Column: ‘Harry Potter’ is a great read for young and young-at-heart
I have been very distracted lately. I spend a lot of time thinking about invisibility cloaks, exploding snaps and Diagon Alley.
While covering the school board meeting – when I’m supposed to be taking notes on test statistics and summer school enrollment figures – I am dreaming about winning the school Quiddich Cup with an amazing last-minute capture of the Snitch on my Nimbus 2000.
Many parents probably know I’m talking about Harry Potter. I, like many children, have read every book as fast as I can. I just finished the latest edition and I started all over with the first.
I have tried to determine why the books have captured the collective hearts of America’s youth (and the young-at-heart).
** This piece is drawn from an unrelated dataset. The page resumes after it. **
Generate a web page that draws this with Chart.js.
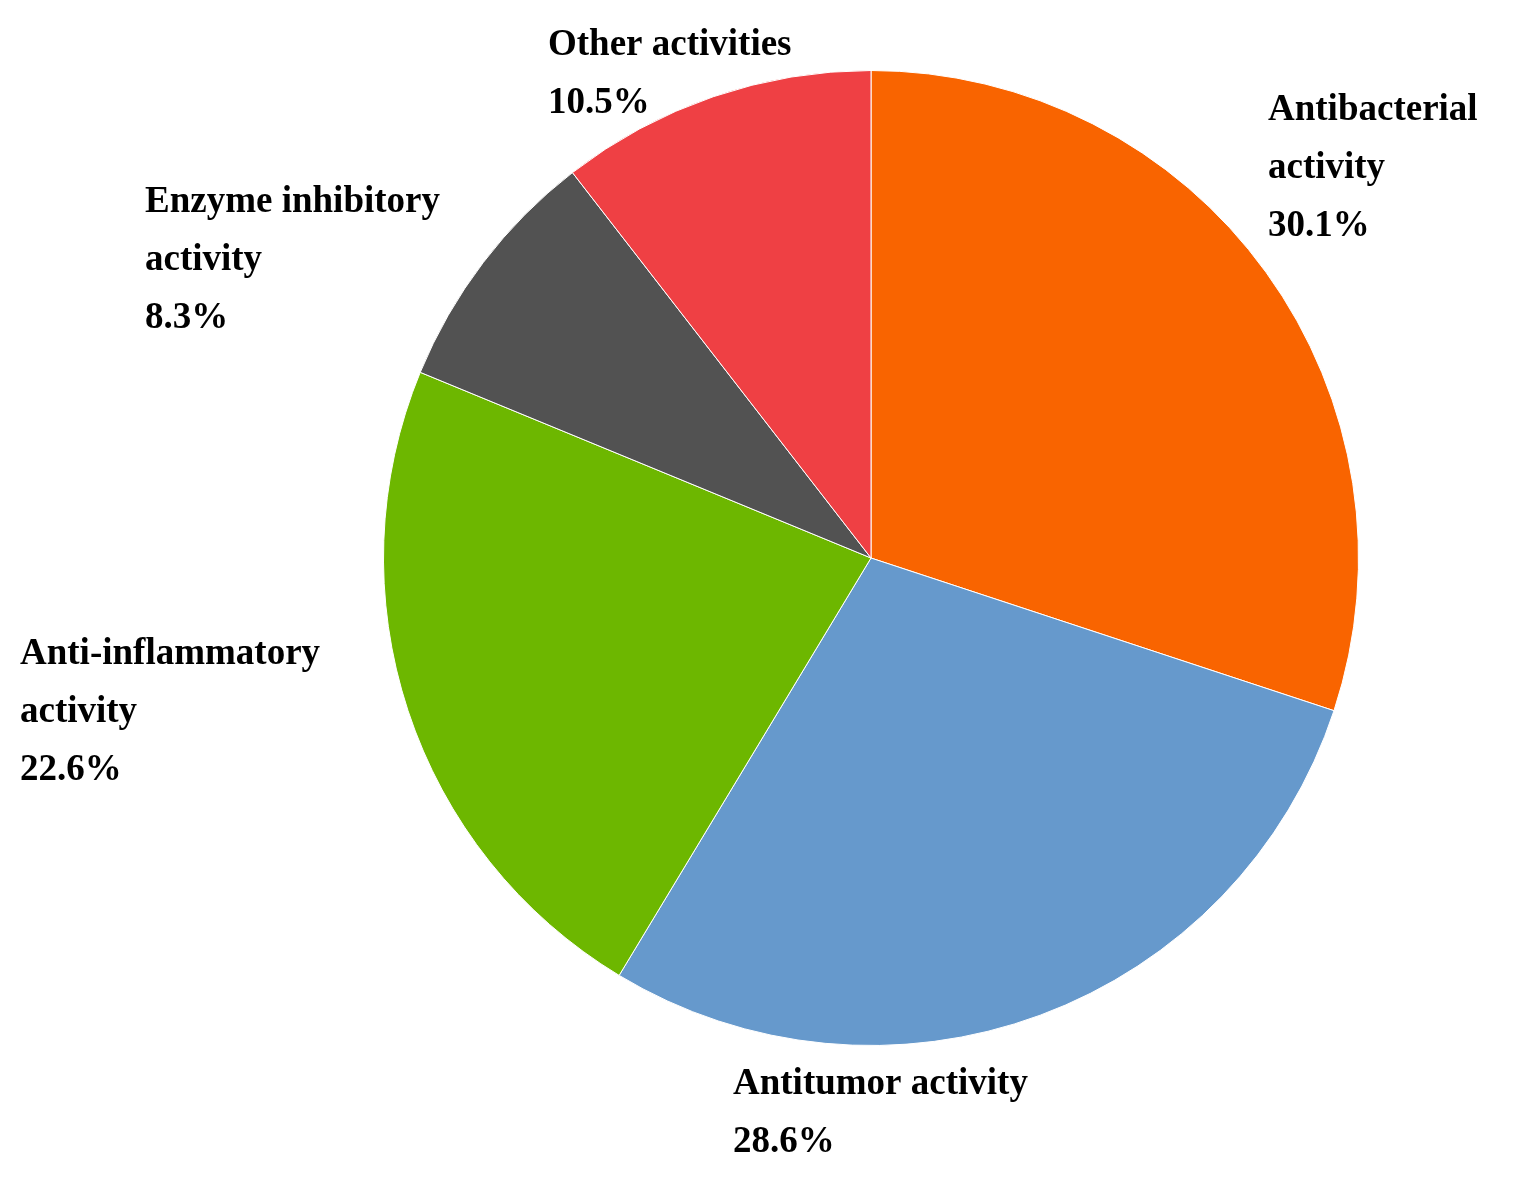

Harry Potter is a classic fairy tale with the theme of good over evil. The story reminds me of Star Wars. (Stick with me here.) An orphaned, average boy who lives with his aunt and uncle suddenly finds himself in a strange and magical situation.
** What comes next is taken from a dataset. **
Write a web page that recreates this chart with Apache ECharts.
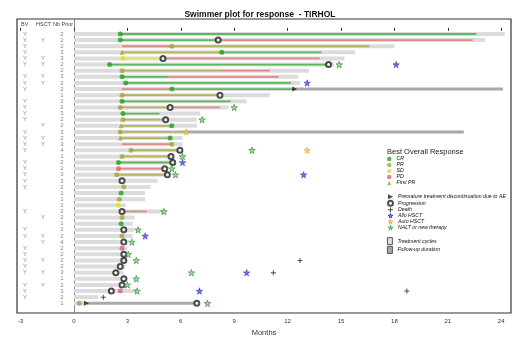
<!DOCTYPE html>
<html>
<head>
<meta charset="utf-8">
<script src="https://cdn.jsdelivr.net/npm/echarts@6/dist/echarts.min.js"></script>
<style>
  html, body { margin: 0; padding: 0; background: #fff; }
  #chart { width: 520px; height: 338px; }
</style>
</head>
<body>
<div id="chart"></div>
<script>
// one entry per patient, top row first
const bv = ['Y','Y','Y','Y','Y','Y','','Y','Y','Y', '','Y','Y','Y','Y','','Y','Y','Y','Y',
  '','Y','Y','Y','Y','Y','','','','Y', '','','Y','Y','','Y','Y','Y','Y','Y', '','Y','Y','Y',''];
const hsct = ['','Y','','','Y','Y','','Y','Y','', '','','','','','Y','','Y','Y','',
  '','','','','','','','','','', 'Y','','','Y','Y','','','Y','','Y', '','Y','','',''];
const nbPrior = [2,2,2,3,3,2,2,3,2,2, 1,2,2,3,2,2,3,2,3,4, 1,2,2,3,3,2,1,1,2,2,
  2,1,2,2,4,2,2,2,2,3, 1,2,3,2,1];
// end of the light grey treatment bar (months)
const treatmentEnd = [24.2,23.1,18.0,15.8,15.2,14.6,13.2,12.6,12.7,12.4,
  11.0,9.7,8.7,7.1,6.9,6.9,6.3,6.1,6.1,6.1,
  5.6,5.7,5.2,5.4,4.7,4.3,4.0,4.0,2.9,5.0,
  3.4,3.3,3.4,3.3,3.0,3.0,2.9,3.0,2.9,2.8,
  3.0,2.8,3.5,1.35,0.7];
// [row, start, end]
const followUp = [[10, 12.4, 24.1], [17, 6.3, 21.9], [45, 0.7, 6.9]];
// [row, start, end, response]
const responseSpans = [
  [1,2.6,22.6,'CR'],
  [2,2.6,8.1,'CR'],[2,8.1,22.4,'PD'],
  [3,2.7,5.5,'PD'],[3,5.5,16.6,'PR'],
  [4,2.7,8.3,'PR'],[4,8.3,13.9,'CR'],
  [5,2.75,5.0,'SD'],[5,5.0,13.8,'PD'],
  [6,2.0,14.3,'CR'],
  [7,2.7,8.2,'PR'],[7,8.2,11.0,'PD'],
  [8,2.7,5.3,'CR'],[8,5.3,11.5,'PD'],
  [9,2.9,12.2,'CR'],
  [10,2.7,5.5,'PD'],[10,5.5,12.4,'CR'],
  [11,2.7,8.2,'PR'],
  [12,2.7,8.8,'CR'],
  [13,2.6,5.4,'PR'],[13,5.4,8.2,'PD'],
  [14,2.75,4.8,'CR'],
  [15,2.75,5.15,'PR'],
  [16,2.65,5.5,'PR'],
  [17,2.6,6.3,'PR'],
  [18,2.6,5.4,'PR'],
  [19,2.7,5.5,'PD'],
  [20,3.2,5.95,'PR'],
  [21,2.7,5.45,'PR'],
  [22,2.5,5.55,'CR'],
  [23,2.5,5.1,'PD'],
  [24,2.4,5.25,'PR'],
  [30,2.7,4.1,'PD']
];
// markers: [row, month]
const crPoints = [[1,2.6],[2,2.6],[4,8.3],[6,2.0],[8,2.7],[9,2.9],[10,5.5],[12,2.7],[14,2.75],[16,5.5],[18,5.4],[22,2.5],[27,2.65],[32,2.65]];
const prPoints = [[3,5.5],[7,2.7],[11,2.7],[13,2.6],[15,2.75],[17,2.6],[19,5.5],[20,3.2],[21,2.7],[24,2.4],[26,2.8],[28,2.55],[31,2.7],[34,2.7],[45,0.3]];
const sdPoints = [[5,2.75],[29,2.5]];
const pdPoints = [[23,2.5],[36,2.7],[43,2.6]];
const firstPrPoints = [[4,2.7],[16,2.65],[18,2.6]];
const discontinuation = [[10,12.4],[45,0.7]];
const progression = [[2,8.1],[5,5.0],[6,14.3],[11,8.2],[13,5.4],[15,5.15],[20,5.95],[21,5.45],[22,5.55],[23,5.1],[24,5.25],
  [25,2.7],[30,2.7],[33,2.8],[35,2.8],[37,2.8],[38,2.8],[39,2.6],[40,2.35],[41,2.8],[42,2.7],[43,2.1],[45,6.9]];
const deaths = [[38,12.7],[40,11.2],[43,18.7],[44,1.65]];
const alloHsct = [[6,18.1],[9,13.1],[22,6.1],[24,12.9],[34,4.0],[40,9.7],[43,7.05]];
const autoHsct = [[17,6.3],[20,13.1]];
const nalt = [[6,14.9],[13,9.0],[15,7.2],[20,10.0],[21,6.1],[23,5.5],[24,5.7],[30,5.05],[33,3.6],[35,3.25],[37,3.05],
  [38,3.5],[40,6.6],[41,3.5],[42,3.0],[43,3.55],[45,7.5]];
const monthTicks = [-3,0,3,6,9,12,15,18,21,24];

const FONT = 'Liberation Sans, Arial, sans-serif';
const responseColors = { CR: '#5cb85c', PR: '#b3b45c', SD: '#e4e46a', PD: '#dc8a8a' };
const responseTypes = ['CR','PR','SD','PD'];
const STAR = 'path://M50,0L61,35L98,35L68,57L79,91L50,70L21,91L32,57L2,35L39,35Z';
const PLUS = 'path://M4,0h2v4h4v2h-4v4h-2v-4h-4v-2h4z';
const ARROW = 'path://M0,0L10,5L0,10Z';

var myChart = echarts.init(document.getElementById('chart'));

function toXY(points) {
  return points.map((p) => [p[1], p[0]]);
}

function spanRenderer(thick, colorOf) {
  return function (params, api) {
    let a = api.coord([api.value(0), api.value(2)]);
    let b = api.coord([api.value(1), api.value(2)]);
    return {
      type: 'rect',
      shape: { x: a[0], y: a[1] - thick / 2, width: b[0] - a[0], height: thick },
      style: { fill: colorOf(api) },
    };
  };
}

function textColumn(name, x, values) {
  return {
    type: 'scatter', name: name, silent: true, symbolSize: 0.01,
    itemStyle: { color: 'transparent' },
    data: values.map((v, i) => [x, i + 1, String(v)]),
    label: {
      show: true, position: 'inside', formatter: (p) => p.data[2],
      fontSize: 6, color: '#666', fontFamily: FONT,
    },
    z: 5,
  };
}

function markers(name, points, symbol, size, style) {
  return {
    type: 'scatter', name: name, data: toXY(points), symbol: symbol,
    symbolSize: size, itemStyle: style, silent: true, z: 4,
  };
}

// small legend entries, drawn with their own icon
function legendItem(name, icon, color, border) {
  return {
    name: name, icon: icon,
    itemStyle: { color: color, borderColor: border || color, borderWidth: border ? 0.8 : 0 },
  };
}

const legendText = { fontSize: 5.2, fontStyle: 'italic', color: '#111', fontFamily: FONT, lineHeight: 6 };

var option = {
  animation: false,
  title: {
    text: 'Swimmer plot for response  - TIRHOL',
    left: 'center', top: 5,
    textStyle: { fontSize: 8.5, fontWeight: 'bold', color: '#111', fontFamily: FONT },
  },
  grid: {
    left: 17, right: 9, top: 19, bottom: 25,
    outerBoundsMode: 'none', containLabel: false,
    show: true, borderColor: '#333', borderWidth: 1.2,
  },
  xAxis: {
    type: 'value', min: -3.2, max: 24.55,
    axisLine: { show: false },
    axisTick: { show: true, customValues: monthTicks, length: 3, lineStyle: { color: '#333' } },
    axisLabel: { customValues: monthTicks, fontSize: 6, color: '#333', margin: 5, fontFamily: FONT },
    splitLine: { show: false },
    name: 'Months', nameLocation: 'middle', nameGap: 14,
    nameTextStyle: { fontSize: 7.5, color: '#333', fontFamily: FONT },
  },
  yAxis: {
    type: 'value', inverse: true, min: -1.45, max: 46.59,
    axisLine: { show: true, onZero: true, lineStyle: { color: '#888', width: 1 } },
    axisTick: { show: false },
    axisLabel: { show: false },
    splitLine: { show: false },
    name: 'Patients', nameLocation: 'middle', nameGap: 62,
    nameTextStyle: { fontSize: 7.5, color: '#333', fontFamily: FONT },
  },
  legend: [
    {
      data: [
        legendItem('CR', 'circle', '#22a322'),
        legendItem('PR', 'circle', '#a3a83a'),
        legendItem('SD', 'circle', '#e0e02a'),
        legendItem('PD', 'circle', '#e06070'),
        legendItem('First PR', 'triangle', '#a3a83a'),
      ],
      left: 387, top: 156, orient: 'vertical', padding: 0,
      itemWidth: 4.5, itemHeight: 4.5, itemGap: 0, selectedMode: false, textStyle: legendText,
    },
    {
      data: [
        legendItem('Premature treatment discontinuation due to AE', ARROW, '#222'),
        legendItem('Progression', 'emptyCircle', '#222', '#222'),
        legendItem('Death', PLUS, '#222'),
        legendItem('Allo HSCT', STAR, '#4d4de6', '#1a1ab3'),
        legendItem('Auto HSCT', STAR, '#f5c04a', '#e0a020'),
        legendItem('NALT or new therapy', STAR, '#8fcf8f', '#2a8a2a'),
      ],
      left: 387, top: 193.7, orient: 'vertical', padding: 0,
      itemWidth: 5, itemHeight: 5, itemGap: 0, selectedMode: false, textStyle: legendText,
    },
    {
      data: [
        legendItem('Treatment cycles', 'rect', '#dcdcdc', '#333'),
        legendItem('Follow-up duration', 'rect', '#a8a8a8', '#333'),
      ],
      left: 387, top: 237.2, orient: 'vertical', padding: 0,
      itemWidth: 5, itemHeight: 7, itemGap: 1, selectedMode: false, textStyle: legendText,
    },
  ],
  graphic: [
    { type: 'text', left: 21, top: 21.5, style: { text: 'BV', fontSize: 5.5, fill: '#444', fontFamily: FONT } },
    { type: 'text', left: 36, top: 21.5, style: { text: 'HSCT', fontSize: 5.5, fill: '#444', fontFamily: FONT } },
    { type: 'text', left: 53, top: 21.5, style: { text: 'Nb Prior', fontSize: 5.5, fill: '#444', fontFamily: FONT } },
    { type: 'text', left: 387, top: 148, style: { text: 'Best Overall Response', fontSize: 7.5, fill: '#222', fontFamily: FONT } },
  ],
  series: [
    {
      type: 'custom', name: 'Treatment cycles', silent: true, z: 1,
      itemStyle: { color: '#dcdcdc' },
      renderItem: spanRenderer(4, () => '#dcdcdc'),
      encode: { x: [0, 1], y: 2 },
      data: treatmentEnd.map((e, i) => [0, e, i + 1]),
    },
    {
      type: 'custom', name: 'Follow-up duration', silent: true, z: 2,
      itemStyle: { color: '#a8a8a8' },
      renderItem: spanRenderer(3, () => '#a8a8a8'),
      encode: { x: [0, 1], y: 2 },
      data: followUp.map((f) => [f[1], f[2], f[0]]),
    },
    {
      type: 'custom', name: 'response', silent: true, z: 3,
      renderItem: spanRenderer(1.8, (api) => responseColors[responseTypes[api.value(3)]]),
      encode: { x: [0, 1], y: 2 },
      data: responseSpans.map((s) => [s[1], s[2], s[0], responseTypes.indexOf(s[3])]),
    },
    textColumn('BV', -2.75, bv),
    textColumn('HSCT', -1.74, hsct),
    textColumn('Nb Prior', -0.67, nbPrior),
    markers('CR', crPoints, 'circle', 5, { color: '#22a322' }),
    markers('PR', prPoints, 'circle', 5, { color: '#a3a83a' }),
    markers('SD', sdPoints, 'circle', 5, { color: '#e0e02a' }),
    markers('PD', pdPoints, 'circle', 5, { color: '#e06070' }),
    markers('First PR', firstPrPoints, 'triangle', 5, { color: '#a3a83a' }),
    markers('Premature treatment discontinuation due to AE', discontinuation, ARROW, 5, { color: '#222' }),
    markers('Progression', progression, 'emptyCircle', 5, { color: '#222', borderWidth: 1.3 }),
    markers('Death', deaths, PLUS, 5, { color: '#222' }),
    markers('Allo HSCT', alloHsct, STAR, 6.5, { color: '#4d4de6', borderColor: '#1a1ab3', borderWidth: 0.6 }),
    markers('Auto HSCT', autoHsct, STAR, 6.5, { color: '#f5c04a', borderColor: '#e0a020', borderWidth: 0.6 }),
    markers('NALT or new therapy', nalt, STAR, 6.5, { color: '#8fcf8f', borderColor: '#2a8a2a', borderWidth: 0.8 }),
  ],
};

myChart.setOption(option);
</script>
</body>
</html>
Harry finds he is a wizard and goes off to Hogwarts school to learn how to control this magical “force” he has always held inside of him.
There is an older, wiser father figure who tries to protect and teach Harry. Harry has two sidekicks, a boy and a girl, who in the latest book seemed to be moving from a love/hate relationship to a love relationship. And there is, of course, the ultimate evil figure, who tries to kill Harry.
He takes the form of Voldemort, a wizard who went over to “The Dark Side” and is even called the Dark Lord by his followers. He isn’t Harry’s father, but he killed Harry’s father and mother and tried to kill Harry, leaving a scar on his forehead that connects them forever.
Readers, like many of the characters in the books, just want to see Harry succeed. He’s a truly good person and the books teach children selflessness and to help each other.
I get so frustrated with news reports of schools pulling the books off the shelves and of parents not allowing their children to read them. God forbid children should read. The books don’t teach witchcraft. The examples of witchcraft used in the book are gobbledygook words and, I’m sure, have no useful purpose. (Riddikulus! Waddiwasi! Lumos!)
Children may wish they are in History of Magic instead of government or Care of Magical Creatures instead of biology, but what the books do teach kids is to use their imaginations. You have to use your imagination to envision a Quiddich game, even though the descriptions are vivid; the stories are about a world completely different from ours.
I know that’s the fascination for me. Moving and talking paintings grace the walls of the magical castle where they live. Turrets and hallways sometimes are there, and sometimes not. Dragons and unicorns and centaurs live in the forest while gnomes live in the garden and elves work in the kitchen. Even the ceiling of the dining hall is charmed to mimic whatever the sky outside looks like. Everyone’s name seems to conjure an image of that person. Severus Snape. Gregory Goyle. Draco Malfoy. Cornelius Fudge.
If you have no idea what I was just talking about, you must read these books. I don’t care what age you are. I dare you not to finish the book in record time and immediately read the next one. You just won’t be able to help yourself. Maybe they are bewitched in that way.